Cronaca

Tribunale di Modena: legittimo sospendere il dipendente no vax

Sospeso il dipendente no vax perché la perdita dello stipendio non è irreparabile: è un danno risarcibile ex post come tutte le lesioni dei diritti che derivano da rapporti obbligatori. E dunque il lavoratore che agisce con ricorso d’urgenza e vuole provare l’esistenza del periculum in mora deve dimostrare che lo stop alla retribuzione determina una condizione d’indigenza per la sua famiglia oppure la lesione di altri diritti che come quelli alla salute, alla carriera, alla formazione e all’immagine professionale.
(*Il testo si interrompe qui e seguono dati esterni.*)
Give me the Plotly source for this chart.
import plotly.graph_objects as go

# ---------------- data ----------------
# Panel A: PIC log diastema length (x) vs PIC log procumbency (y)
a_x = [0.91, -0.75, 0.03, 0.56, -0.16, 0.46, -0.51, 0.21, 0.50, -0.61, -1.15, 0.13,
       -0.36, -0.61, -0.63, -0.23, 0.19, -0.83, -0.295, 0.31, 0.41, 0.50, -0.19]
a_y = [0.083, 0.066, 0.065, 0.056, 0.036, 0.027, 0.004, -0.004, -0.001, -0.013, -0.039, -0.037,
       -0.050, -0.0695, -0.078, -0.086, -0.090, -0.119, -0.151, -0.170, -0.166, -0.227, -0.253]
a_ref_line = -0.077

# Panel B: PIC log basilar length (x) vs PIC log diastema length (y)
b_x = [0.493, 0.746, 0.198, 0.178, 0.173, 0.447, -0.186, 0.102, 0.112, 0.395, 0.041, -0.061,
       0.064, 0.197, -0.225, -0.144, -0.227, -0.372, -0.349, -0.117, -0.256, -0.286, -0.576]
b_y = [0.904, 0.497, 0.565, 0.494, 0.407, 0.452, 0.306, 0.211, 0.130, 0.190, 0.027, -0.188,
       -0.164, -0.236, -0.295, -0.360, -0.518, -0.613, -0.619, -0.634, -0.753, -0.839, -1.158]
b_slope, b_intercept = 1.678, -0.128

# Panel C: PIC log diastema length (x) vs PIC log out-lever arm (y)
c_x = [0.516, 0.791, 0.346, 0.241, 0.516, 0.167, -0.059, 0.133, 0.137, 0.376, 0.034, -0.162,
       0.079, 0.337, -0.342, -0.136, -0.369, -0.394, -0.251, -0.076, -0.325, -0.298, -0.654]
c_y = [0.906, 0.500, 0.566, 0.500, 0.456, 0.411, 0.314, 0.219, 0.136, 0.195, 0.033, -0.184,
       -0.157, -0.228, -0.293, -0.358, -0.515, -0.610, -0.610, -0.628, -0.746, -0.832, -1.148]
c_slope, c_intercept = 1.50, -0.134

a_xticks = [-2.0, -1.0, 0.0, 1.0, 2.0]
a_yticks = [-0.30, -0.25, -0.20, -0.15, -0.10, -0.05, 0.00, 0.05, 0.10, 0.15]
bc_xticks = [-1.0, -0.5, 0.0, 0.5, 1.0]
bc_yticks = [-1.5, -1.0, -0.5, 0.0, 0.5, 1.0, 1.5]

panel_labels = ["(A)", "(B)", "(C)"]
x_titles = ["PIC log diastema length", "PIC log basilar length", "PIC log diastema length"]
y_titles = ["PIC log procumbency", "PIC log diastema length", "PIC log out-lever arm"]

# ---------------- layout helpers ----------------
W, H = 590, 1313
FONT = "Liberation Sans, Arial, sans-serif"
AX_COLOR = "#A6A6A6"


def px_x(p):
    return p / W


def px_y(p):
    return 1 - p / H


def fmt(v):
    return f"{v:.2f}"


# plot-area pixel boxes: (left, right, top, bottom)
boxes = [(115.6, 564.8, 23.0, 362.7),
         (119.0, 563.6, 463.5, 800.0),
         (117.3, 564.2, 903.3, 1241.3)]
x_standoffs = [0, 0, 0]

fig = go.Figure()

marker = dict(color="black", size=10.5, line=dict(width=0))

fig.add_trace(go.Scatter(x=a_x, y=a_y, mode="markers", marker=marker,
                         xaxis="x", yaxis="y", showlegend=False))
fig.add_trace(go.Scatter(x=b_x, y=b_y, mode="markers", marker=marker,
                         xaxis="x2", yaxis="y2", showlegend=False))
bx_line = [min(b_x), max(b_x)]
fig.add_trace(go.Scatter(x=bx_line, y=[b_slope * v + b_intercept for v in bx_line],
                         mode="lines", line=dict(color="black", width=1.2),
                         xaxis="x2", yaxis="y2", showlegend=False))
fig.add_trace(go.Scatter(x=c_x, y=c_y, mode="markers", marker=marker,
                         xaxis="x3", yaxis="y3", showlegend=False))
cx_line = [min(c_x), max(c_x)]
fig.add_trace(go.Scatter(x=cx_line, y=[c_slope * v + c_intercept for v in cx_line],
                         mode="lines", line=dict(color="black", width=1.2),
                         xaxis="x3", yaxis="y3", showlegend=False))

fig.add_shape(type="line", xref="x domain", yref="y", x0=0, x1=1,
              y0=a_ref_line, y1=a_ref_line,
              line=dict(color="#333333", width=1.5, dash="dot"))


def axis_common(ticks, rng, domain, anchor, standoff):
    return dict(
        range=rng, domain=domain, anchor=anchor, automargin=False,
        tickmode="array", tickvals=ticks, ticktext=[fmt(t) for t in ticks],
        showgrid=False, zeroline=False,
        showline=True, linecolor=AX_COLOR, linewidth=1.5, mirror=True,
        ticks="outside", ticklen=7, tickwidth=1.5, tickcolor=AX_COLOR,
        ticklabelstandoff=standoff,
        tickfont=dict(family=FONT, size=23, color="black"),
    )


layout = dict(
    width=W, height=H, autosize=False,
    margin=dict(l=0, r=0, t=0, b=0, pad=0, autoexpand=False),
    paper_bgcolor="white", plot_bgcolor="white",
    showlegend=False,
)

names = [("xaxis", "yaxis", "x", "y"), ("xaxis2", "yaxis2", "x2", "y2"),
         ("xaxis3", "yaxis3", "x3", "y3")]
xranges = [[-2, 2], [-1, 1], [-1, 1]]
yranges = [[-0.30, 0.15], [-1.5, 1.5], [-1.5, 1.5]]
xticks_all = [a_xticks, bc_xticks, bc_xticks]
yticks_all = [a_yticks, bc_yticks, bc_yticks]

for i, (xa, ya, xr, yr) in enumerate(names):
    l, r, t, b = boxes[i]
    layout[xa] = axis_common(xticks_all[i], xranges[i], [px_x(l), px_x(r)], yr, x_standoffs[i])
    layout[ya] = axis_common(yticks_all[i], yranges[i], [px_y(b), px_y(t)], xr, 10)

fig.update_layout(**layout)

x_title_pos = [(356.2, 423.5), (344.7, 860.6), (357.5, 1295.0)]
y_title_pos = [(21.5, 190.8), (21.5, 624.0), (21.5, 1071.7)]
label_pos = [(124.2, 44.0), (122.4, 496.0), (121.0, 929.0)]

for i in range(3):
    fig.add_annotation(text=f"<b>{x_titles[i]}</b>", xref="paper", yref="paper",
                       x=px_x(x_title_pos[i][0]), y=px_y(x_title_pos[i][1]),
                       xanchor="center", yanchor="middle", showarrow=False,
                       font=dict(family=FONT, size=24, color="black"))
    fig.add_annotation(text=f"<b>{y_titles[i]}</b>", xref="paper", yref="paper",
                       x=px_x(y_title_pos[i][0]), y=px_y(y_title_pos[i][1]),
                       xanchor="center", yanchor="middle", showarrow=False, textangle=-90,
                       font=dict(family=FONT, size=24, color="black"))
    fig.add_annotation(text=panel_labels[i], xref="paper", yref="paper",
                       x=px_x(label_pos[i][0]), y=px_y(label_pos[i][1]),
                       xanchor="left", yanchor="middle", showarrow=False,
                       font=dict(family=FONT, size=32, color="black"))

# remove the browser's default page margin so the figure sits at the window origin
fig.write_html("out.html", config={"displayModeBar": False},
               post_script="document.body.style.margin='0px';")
È quanto emerge dall’ordinanza 2467/21, pubblicata dalla sezione lavoro del tribunale di Modena. Bocciato il reclamo proposto dalle fisioterapiste presso una residenza per anziani: ha fatto bene la cooperativa di cui sono socie lavoratrici a esonerarle dal servizio – e dalla retribuzione – perché non voglio immunizzarsi contro il Covid.

Nessun dubbio che sia escluso il fumus boni iuris per il ricorso ex articolo 700 Cpc: il datore risponde per l’incolumità degli ospiti della residenza e dei dipendenti, comprese quella delle due sospese. Il diritto alla salute, insegna la Corte costituzionale, è ambivalente: da una parte il diritto all’autodeterminazione del singolo, dall’altro l’interesse della collettività.

Le fisioterapiste sono inserite in un microcosmo lavorativo: la cooperativa deve tutelare anzitutto i soggetti fragili laddove il virus ha mietuto tante vittime nelle Rsa. Senza dimenticare il diritto alla libera iniziativa economica della società con cui devono confrontarsi le dipendenti.

Nella sua ordinanza, di cui ha scritto il sito Cassazione.net, nel caso in concreto il giudice spiega come, ad esempio, soprattutto non sussiste il periculum in mora che in un altro caso ha fatto scattare la “reintegra” del lavoratore no vax (cfr. “Dipendente no vax reintegrato perché in aziende medio-grandi la sospensione è solo l’extrema ratio”, pubblicato il 30 novembre).

Non giova dedurre la «perdita di una fondamentale fonte di reddito» senza produrre in giudizio l’Isee o le dichiarazioni dei redditi di tutti i componenti il nucleo familiare da cui emergono disponibilità e risorse: soltanto così si può provare che la perdita dello stipendio viola il diritto a una vita dignitosa per le lavoratrici sospese e i loro congiunti.